Gwen Ifill, one of the most prominent African-American journalists in the country, has died, according to PBS. She was 61.
Ifill, the host of PBS’ Washington Week, was a veteran Washington journalist who covered seven presidential campaigns and moderated the vice presidential debates in 2004 and 2008.
Ifill was also the best-selling author of The Breakthrough: Politics and Race in the Age of Obama.
In 2013, Ifill was named co-host of the PBS NewsHour. In an interview with The New York Times, she reflected on what her appointment could mean to a new generation.
“When I was a little girl watching programs like this — because that’s the kind of nerdy family we were — I would look up and not see anyone who looked like me in any way. No women. No people of color,” she said. “I’m very keen about the fact that a little girl now, watching the news, when they see me and Judy [Woodruff] sitting side by side, it will occur to them that that’s perfectly normal — that it won’t seem like any big breakthrough at all.”
Paula Kerger, president and CEO of PBS, said Ifill was “a fundamental reason public media is considered a trusted window on the world.”
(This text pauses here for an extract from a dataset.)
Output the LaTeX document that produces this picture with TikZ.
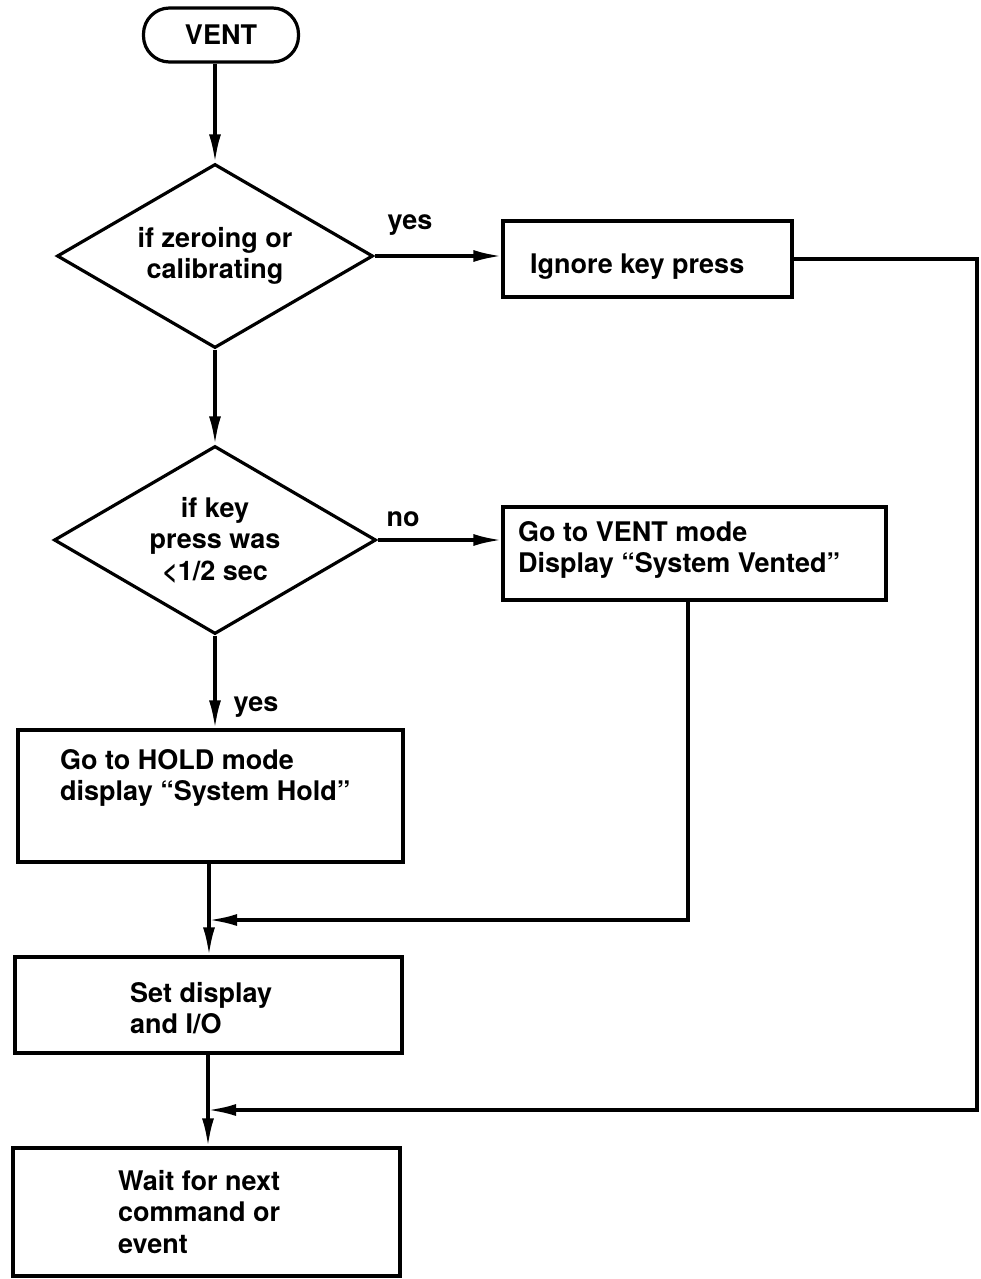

“Her contributions to thoughtful reporting and civic discourse simply cannot be overstated,” Kerger said. “She often said that her job was to bring light rather than heat to issues of importance to our society. Gwen did this with grace and steadfast commitment to excellence.”
Ifill started her journalism career as a print reporter for the Baltimore Evening Sun and the Boston Herald American. She went on to become a national political reporter for The Washington Post and the White House correspondent for The New York Times.
Ifill died after a battle with cancer.